An additional criticism of this test is that it simply tests the wrong hypothesis. As noted above, this statistic is used to test the hypothesis that the model specified fits exactly in the population. As many commentators have noted, however, structural models are typically only approximations to reality (e.g., Browne & Cudeck, 1993; Cudeck & Henley, 1991; Jöreskog , 1978; MacCallum, 1995; MacCallum & Austin, 2000; Meehl & Waller, in press). That is, the models specified, estimated, and tested by researchers typically are over-simplified, incomplete, or otherwise inaccurate representations of the correct measurement and/or causal structure that accounts for the variances and covariances among a set of observed variables. For this reason, a test of the exact fit of a model generally imposes an overly stringent and unrealistic criterion for evaluating the adequacy of a model.

Alternative Measures of Fit

Because of dissatisfaction with the chi-square test of exact fit, a number of alternative measures of fit have been developed. One approach is to test a different global null hypothesis, one that is less stringent and more realistic. With this goal in mind, Browne and Cudeck (1993) and MacCallum et al. (1996) have proposed two alternative statistical tests of model fit. The test of close fit tests the hypothesis that the specified model closely fits the observed data while the test of not-close fit tests the hypothesis that the model fails to closely fit the observed data. Due to space constraints, a detailed exposition of the conceptual and mathemetical underpinnings of these tests is beyond the scope of this paper (see, e.g., the accessible description provided by MacCallum et al., 1996). We should note, however, that while such tests would appear highly appropriate for the types of models tested by psychopathologists, they are rarely reported in empirical SEM papers published in this journal.

A more familiar approach that is commonly used by psychopathologists and many other applied researchers is to use goodness of fit indices (sometimes referred to as “adjunct fit indices” or simply “fit indices”) as measures of the global fit of a model.Goodness of fit measures are analogous to measures of effect size or measures of association used in other statistical contexts. In theory, such measures address several limitations of the chi-square test of exact fit. For example, goodness of fit measuresallow a model to evaluate on a continuum that indicates degree of fit. In addition, the expected values of such measures are less affected by sample size than the chi-square test (but see discussion below). For both reasons, goodness of fit measures can indicate good fit for models that are rejected by the chi-square test of exact fit. Not surprisingly, then, psychopathology and other applied researchers commonly use goodness of fit indices as the primary basis for their judgments concerning model fit.

Although further subdivisions are possible and relevant, one can subdivide fit indices into two superordinate categories: absolute and incremental.
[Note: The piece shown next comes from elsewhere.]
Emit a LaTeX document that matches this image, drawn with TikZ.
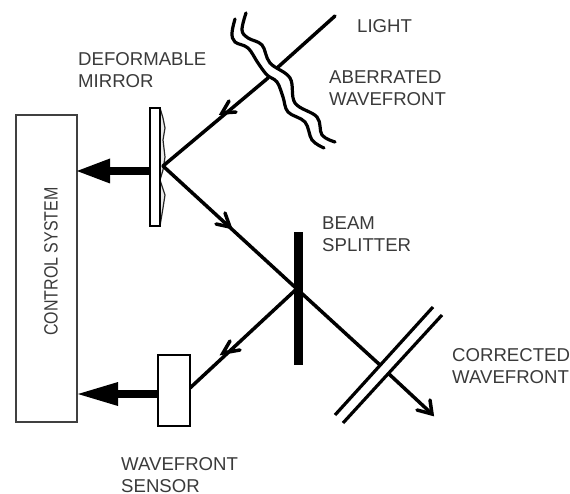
\documentclass[tikz,border=0pt]{standalone}
\usepackage{fontspec}
\setmainfont{Liberation Sans}
\usetikzlibrary{arrows.meta}
\definecolor{txt}{HTML}{3A3A3A}
\tikzset{
  x=1pt,y=-1pt,
  lbl/.style={text=txt,font=\fontsize{18.6}{22.5}\selectfont,align=left,anchor=west,inner sep=0pt},
  beam/.style={line width=3.5pt,line cap=round},
  barb/.style={line width=3.5pt,line cap=round,line join=miter},
  wave/.style={line width=3.2pt,line cap=round},
  plate/.style={line width=3.2pt},
  box/.style={draw=black,line width=2pt,fill=white,inner sep=0pt,minimum width=32pt,minimum height=71pt},
  thick arrow/.style={line width=8.5pt},
}
\begin{document}
\begin{tikzpicture}
\useasboundingbox (0,0) rectangle (570,494);
% control system
\node[draw=black!75,line width=1.3pt,minimum width=61pt,minimum height=307pt,inner sep=0pt] (ctrl) at (46.5,268.5) {};
\node[rotate=90,text=txt,font=\fontsize{16}{20}\selectfont,inner sep=0pt] (ctrltext) at (51,261.5) {\scalebox{1}[1.2]{CONTROL SYSTEM}};
% coordinates
\coordinate (light) at (335,16);
\coordinate (wfA) at (277,68);
\coordinate (wfB) at (268,78);
\coordinate (dm) at (163,166);
\coordinate (bs) at (297,289);
\coordinate (cwA) at (380,365);
\coordinate (cwB) at (389,374);
\coordinate (out) at (432,414);
\coordinate (ctrlA) at (77,171);
\coordinate (ctrlB) at (78,394);
% deformable mirror
\draw[line width=1.2pt,black!85,fill=black!8] (159,108) -- (160,108) -- (163,118) -- (165,128) -- (163,140) -- (165,157) -- (163,170) -- (160,180) -- (165,195) -- (163,208) -- (160,226) -- (159,226) -- cycle;
\node[draw=black,line width=2pt,fill=white,minimum width=9.5pt,minimum height=118pt,inner sep=0pt] (mirror) at (154.75,167) {};
% beams
\draw[beam] (light) -- (wfA);
\draw[beam] (wfB) -- (dm);
\draw[beam] (dm) -- (bs);
\draw[beam] (bs) -- (cwA);
\draw[beam] (cwB) -- (out);
% arrow barbs
\draw[barb] (229,101) -- (222,113) -- (236,112);
\draw[barb] (225,213) -- (230,227) -- (216,224);
\draw[barb] (230,341) -- (223,353) -- (240,350);
\draw[barb] (430,400) -- (432,414) -- (417,410);
% wavefront aberrated
\draw[wave] plot[smooth,tension=.6] coordinates {(235,19) (232,33) (235,42) (248,48) (258,63) (267,75) (277,82) (283,97) (288,112) (305,122) (312,140) (324,148)};
\draw[wave] plot[smooth,tension=.6] coordinates {(246,13) (242,30) (248,38) (262,45) (270,63) (290,78) (295,103) (317,117) (322,135) (335,142)};
% beam splitter
\node[fill=black,minimum width=9pt,minimum height=133pt,inner sep=0pt] (splitter) at (298,298.5) {};
\draw[beam] (splitter.center) ++(-2,-9) -- (190,388);
% corrected wavefront
\draw[plate] (335,415) -- (433,307);
\draw[plate] (343,423) -- (442,315);
% sensor
\node[box] (sensor) at (174,390.5) {};
% thick arrows
\draw[thick arrow] (mirror.west |- ctrlA) -- (105,171);
\fill (ctrlA) -- (110,158.5) -- (110,183.5) -- cycle;
\draw[thick arrow] (sensor.west |- ctrlB) -- (113,394);
\fill (ctrlB) -- (118,382) -- (118,406) -- cycle;
% labels
\node[lbl] (l1) at (357,26) {LIGHT};
\node[lbl] (l2) at (329,88) {ABERRATED\\WAVEFRONT};
\node[lbl] (l3) at (78,70) {DEFORMABLE\\MIRROR};
\node[lbl] (l4) at (322,234) {BEAM\\SPLITTER};
\node[lbl] (l5) at (452,366) {CORRECTED\\WAVEFRONT};
\node[lbl] (l6) at (121,475) {WAVEFRONT\\SENSOR};
\end{tikzpicture}
\end{document}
Absolute fit indices assess how well a model reproduces the sample data. Examples of absolute fit indices are the goodness of fit index (GFI), the root mean squared error of approximation (RMSEA), and the standardized root-mean-square residual (SRMR). Incremental fit indices assess the proportionate improvement in fit afforded by the target model relative to a more restricted baseline model. In practice, the latter is typically an “independence model” estimating the variances of the observed variables but specifying that the covariances are 0. Example of incremental fit indices are the normed fit index (NFI), non-normed fit index or Tucker-Lewis index (NNFI or TLI), and Comparative Fit Index (CFI).
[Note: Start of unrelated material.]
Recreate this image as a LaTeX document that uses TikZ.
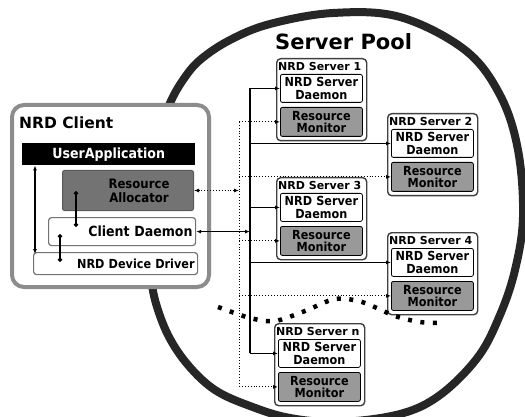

There are a number of helpful papers that summarize the major issues raised by goodness of fit indices and present guidelines and recommendations for their use. Because they are not the primary focus of the present paper, we will simply note two or three salient issues that are most relevant to the discussion below. First, although fit indices are often contrasted with the chi-square test of fit, they reflect the same core conception of model fit: the degree of discrepancy between the model-implied covariance matrix and the observed covariance matrix. Thus, they are also testing model-implied restrictions. When such restrictions perfectly fit the observed data, all fit indices accordingly reach their optimal values. We should note, however, that most fit indices are also affected by factors other than the discrepancy between the observed and implied matrices (i.e., the degree of model misspecification). For example, several indices reward parsimony (i.e., fewer parameters estimated) and the values of incremental fit indices are affected by the fit of the independence model that serves as a comparison point.

Unfortunately, fit indices also have several ambiguities and limitations. The default output of several programs, such as SAS PROC CALIS (SAS Institute, 2000), AMOS (Arbuckle & Wothke, 1999), and LISREL (Jöreskog, & Sorbom, 1996), includes between 15 and 20 fit indices. The variety of indices available can make it difficult for researchers to select a core subset to use for model evaluation. In addition, readers may often be unclear about the relative sensitivity and overall strengths and weaknesses of different measures. These problems are magnified when the values of different indices suggest inconsistent conclusions about model fit. When reviewing SEM papers published in the Journal of Abnormal Psychology, we were struck by the general brevity of the discussion about the specific goodness of fit measures used in a given study. We strongly recommend that authors offer a more explicit rationale for the specific measures used in a given context and explain to readers what dimensions of fit (see discussion below) such measures are and are not sensitive to.

In addition, the majority of fit indices are ad hoc measures with unknown distributional properties. This limitation prevents formation of confidence intervals and hypothesis testing by conventional means (for exceptions, see e.g., MacCallum et al., 1996). Fit indices can also be affected by several unwanted factors other than those originally intended. For example, recent simulation studies have shown that the expected values of fit indices are affected by sample size, estimation method (e.g., maximum likelihood vs. generalized least squares), and distributional properties of the data. More generally, it is important for users to recognize that, while a number of simulation studies have assessed the performance of fit indices when models are correctly specified, a much smaller proportion have assessed the ability to detect model misspecifications. The results of several more recent studies that have addressed this issue indicate that: (1) some of the most commonly used fit indices are less sensitive to degree of misspecification than one would like; and, (2) the “rules of thumb” commonly used to indicate good fit (e.g., a value of an incremental fit index > .90) are often inaccurate. For all these reasons, it is important for SEM users to be aware of the current evidence and recommendations concerning the use of fit indices.